The Process is getting angry and giving up. The Process is starting again. The Process of writing is to write. It’s not magical, and it totally is. It’s internal, and external. It’s all the times in life when I’m not writing. It’s the collective of my thoughts, and the thoughts of others, and the madness necessary to create.

~A

Full moon darkness

I notice that we get to see the moon a lot during the day around here. There is something haunting and beautiful about it sitting in the sky, the pale grey of clouds, but round and still where it waits for the planetary kind of spin that pushes it to other skies. And of course, when night falls, the brightness! How it reflects the sunlight lets the darkness become its own kind of beauty. The contrast is all it takes to change the moon from a gentle addition, to the centre of your attention.

I think that most feelings, emotions, are at their peak when something is there to contrast them. When writing horror, the scary bits need to fall inside reassuring moments. Romance comes with a helping of distrust and heartache. Dark fantasy is contrasted when there is a bright, vivid moon shining down upon it, the beautiful moments that show you just how twisted everything else really is.

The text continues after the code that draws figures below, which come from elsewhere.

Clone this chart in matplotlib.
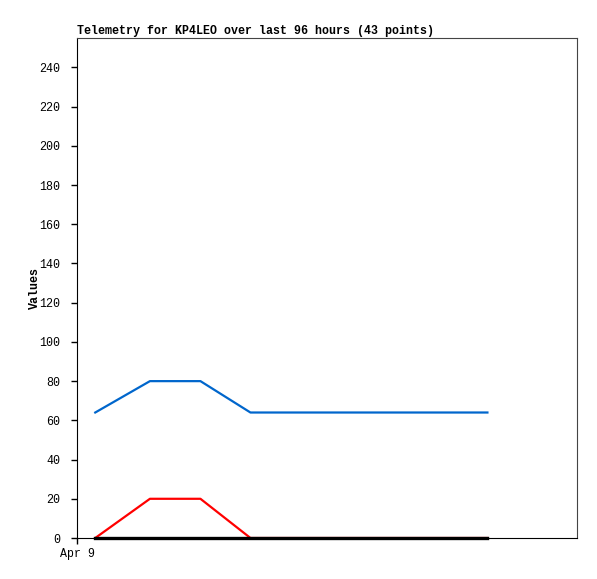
import matplotlib

matplotlib.use("Agg")

import matplotlib.pyplot as plt

# hours since Apr 9 00:00, breakpoints of each series
HOURS = [3.5, 14.0, 23.7, 33.3, 78.8]
BLUE_VALUES = [64, 80, 80, 64, 64]
RED_VALUES = [0, 20, 20, 0, 0]
BLACK_VALUES = [0, 0, 0, 0, 0]
X_TICKS = [0]
X_TICK_LABELS = ["Apr 9"]
Y_TICKS = list(range(0, 241, 20))

plt.rcParams.update(
    {
        "font.family": ["Liberation Mono", "DejaVu Sans Mono"],
        "font.size": 8.4,
    }
)

fig = plt.figure(figsize=(5.97, 5.79), dpi=100)
ax = fig.add_axes([0.129, 0.0708, 0.8375, 0.8636])

ax.plot(HOURS, RED_VALUES, color="#FF0000", linewidth=1.6, zorder=3)
ax.plot(HOURS, BLUE_VALUES, color="#0066CC", linewidth=1.6, zorder=3)
ax.plot(HOURS, BLACK_VALUES, color="black", linewidth=2.4, zorder=4,
        clip_on=False)

ax.set_xlim(0, 96)
ax.set_ylim(0, 255)
ax.set_xticks(X_TICKS, X_TICK_LABELS)
ax.set_yticks(Y_TICKS)
ax.tick_params(direction="out", length=4, width=1, pad=3)
ax.tick_params(axis="y", pad=8)
ax.set_ylabel("Values", fontweight="bold", labelpad=-1)
ax.set_title(
    "Telemetry for KP4LEO over last 96 hours (43 points)",
    loc="left",
    fontweight="bold",
    fontsize=8.4,
    pad=3,
)
for side in ("top", "right"):
    ax.spines[side].set_color("#444444")

fig.savefig("out.png", dpi=100)
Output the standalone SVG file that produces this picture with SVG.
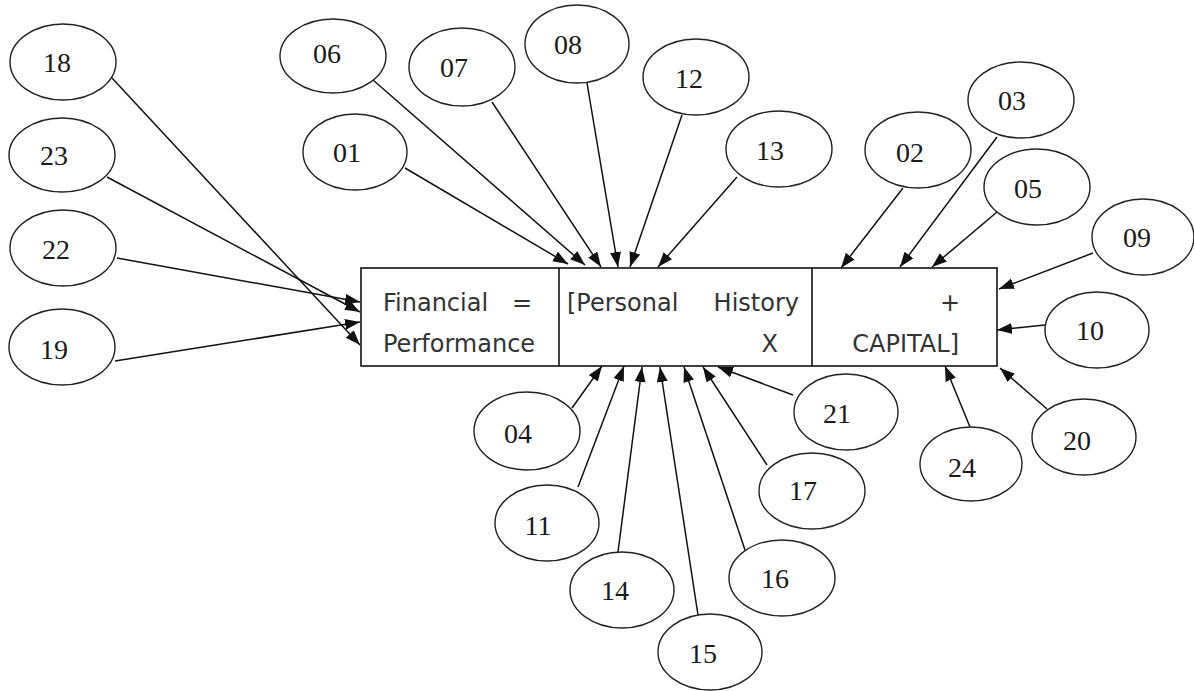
<svg xmlns="http://www.w3.org/2000/svg" width="1194" height="691" viewBox="0 0 1194 691">
<style>
.n ellipse{fill:#fff;stroke:#222;stroke-width:1.4}
.n text{font-family:"Liberation Serif","Times New Roman",serif;font-size:28px;fill:#1a1a1a;text-anchor:middle}
.c line{stroke:#111;stroke-width:1.5;marker-end:url(#ah)}
.b rect{fill:#fff;stroke:#111;stroke-width:1.6}
.b line{stroke:#111;stroke-width:1.6}
.b text{font-family:"DejaVu Sans",Verdana,sans-serif;font-size:24px;fill:#333}
</style>
<defs>
<marker id="ah" markerUnits="userSpaceOnUse" markerWidth="16" markerHeight="12" refX="15" refY="5.5" orient="auto" viewBox="0 0 16 12">
<path d="M0,0 L15,5.5 L0,11 z" fill="#111"/>
</marker>
</defs>
<rect width="1194" height="691" fill="#fff"/>
<g id="box" class="b">
<rect x="361" y="268" width="636" height="98"/>
<line x1="559" y1="268" x2="559" y2="366"/>
<line x1="812" y1="268" x2="812" y2="366"/>
<text x="383" y="311">Financial</text>
<text x="512" y="311">=</text>
<text x="383" y="352">Performance</text>
<text x="567" y="311">[Personal</text>
<text x="799" y="311" text-anchor="end">History</text>
<text x="778" y="352" text-anchor="end">X</text>
<text x="960" y="311" text-anchor="end">+</text>
<text x="959" y="352" text-anchor="end">CAPITAL]</text>
</g>
<g id="connectors" class="c">
<line x1="112" y1="78" x2="360" y2="345"/>
<line x1="107" y1="177" x2="360" y2="312"/>
<line x1="117" y1="258" x2="360" y2="302"/>
<line x1="115" y1="361" x2="360" y2="322"/>
<line x1="373" y1="80" x2="585" y2="265"/>
<line x1="405" y1="168" x2="568" y2="264"/>
<line x1="492" y1="102" x2="601" y2="267"/>
<line x1="587" y1="83" x2="618" y2="267"/>
<line x1="682" y1="115" x2="630" y2="267"/>
<line x1="737" y1="177" x2="658" y2="267"/>
<line x1="903" y1="188" x2="841" y2="268"/>
<line x1="997" y1="137" x2="900" y2="267"/>
<line x1="997" y1="212" x2="932" y2="267"/>
<line x1="1093" y1="253" x2="999" y2="289"/>
<line x1="1045" y1="325" x2="997" y2="330"/>
<line x1="1047" y1="409" x2="1000" y2="368"/>
<line x1="970" y1="427" x2="945" y2="366"/>
<line x1="572" y1="408" x2="602" y2="366"/>
<line x1="578" y1="487" x2="624" y2="366"/>
<line x1="618" y1="552" x2="642" y2="367"/>
<line x1="698" y1="615" x2="660" y2="367"/>
<line x1="745" y1="550" x2="684" y2="367"/>
<line x1="767" y1="465" x2="703" y2="367"/>
<line x1="793" y1="395" x2="718" y2="367"/>
</g>
<g id="n18" class="n"><ellipse cx="63" cy="62" rx="53" ry="38"/><text x="57" y="72">18</text></g>
<g id="n23" class="n"><ellipse cx="62" cy="155" rx="53" ry="37"/><text x="54" y="165">23</text></g>
<g id="n22" class="n"><ellipse cx="63" cy="248" rx="53" ry="38"/><text x="56" y="259">22</text></g>
<g id="n19" class="n"><ellipse cx="62" cy="347" rx="53" ry="38"/><text x="54" y="359">19</text></g>
<g id="n06" class="n"><ellipse cx="333" cy="56" rx="53" ry="37"/><text x="327" y="63">06</text></g>
<g id="n01" class="n"><ellipse cx="355" cy="152" rx="52" ry="38"/><text x="347" y="162">01</text></g>
<g id="n07" class="n"><ellipse cx="462" cy="67" rx="53" ry="39"/><text x="454" y="77">07</text></g>
<g id="n08" class="n"><ellipse cx="577" cy="44" rx="52" ry="39"/><text x="568" y="54">08</text></g>
<g id="n12" class="n"><ellipse cx="696" cy="77" rx="53" ry="38"/><text x="689" y="88">12</text></g>
<g id="n13" class="n"><ellipse cx="779" cy="149" rx="53" ry="38"/><text x="770" y="160">13</text></g>
<g id="n02" class="n"><ellipse cx="918" cy="150" rx="53" ry="38"/><text x="910" y="162">02</text></g>
<g id="n03" class="n"><ellipse cx="1021" cy="100" rx="53" ry="38"/><text x="1012" y="110">03</text></g>
<g id="n05" class="n"><ellipse cx="1037" cy="187" rx="53" ry="38"/><text x="1028" y="198">05</text></g>
<g id="n09" class="n"><ellipse cx="1143" cy="237" rx="51" ry="38"/><text x="1137" y="247">09</text></g>
<g id="n10" class="n"><ellipse cx="1097" cy="330" rx="52" ry="38"/><text x="1090" y="340">10</text></g>
<g id="n20" class="n"><ellipse cx="1084" cy="437" rx="52" ry="38"/><text x="1077" y="450">20</text></g>
<g id="n24" class="n"><ellipse cx="971" cy="464" rx="51" ry="37"/><text x="962" y="477">24</text></g>
<g id="n21" class="n"><ellipse cx="846" cy="412" rx="52" ry="38"/><text x="837" y="423">21</text></g>
<g id="n04" class="n"><ellipse cx="527" cy="431" rx="53" ry="39"/><text x="518" y="443">04</text></g>
<g id="n11" class="n"><ellipse cx="547" cy="523" rx="52" ry="38"/><text x="538" y="535">11</text></g>
<g id="n14" class="n"><ellipse cx="622" cy="590" rx="52" ry="38"/><text x="615" y="600">14</text></g>
<g id="n15" class="n"><ellipse cx="710" cy="652" rx="52" ry="38"/><text x="703" y="663">15</text></g>
<g id="n16" class="n"><ellipse cx="782" cy="578" rx="53" ry="38"/><text x="775" y="588">16</text></g>
<g id="n17" class="n"><ellipse cx="812" cy="491" rx="53" ry="38"/><text x="803" y="500">17</text></g>
</svg>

Even in shorter fiction, there has to be particular contrast, so the readers, and indeed even the writer can see just how poignant the central theme is. And sometimes that theme can blend into its surroundings first, waiting for the moment of contrast to truly show how important it is.

These thoughts come to me when I feel like I’ve perhaps deviated too far from course. When the scene runs on into characters sharing love and laughter in the lead-up to a challenging moment, I stop and realise that without these moments of brightness, the dark would not seem so expansive.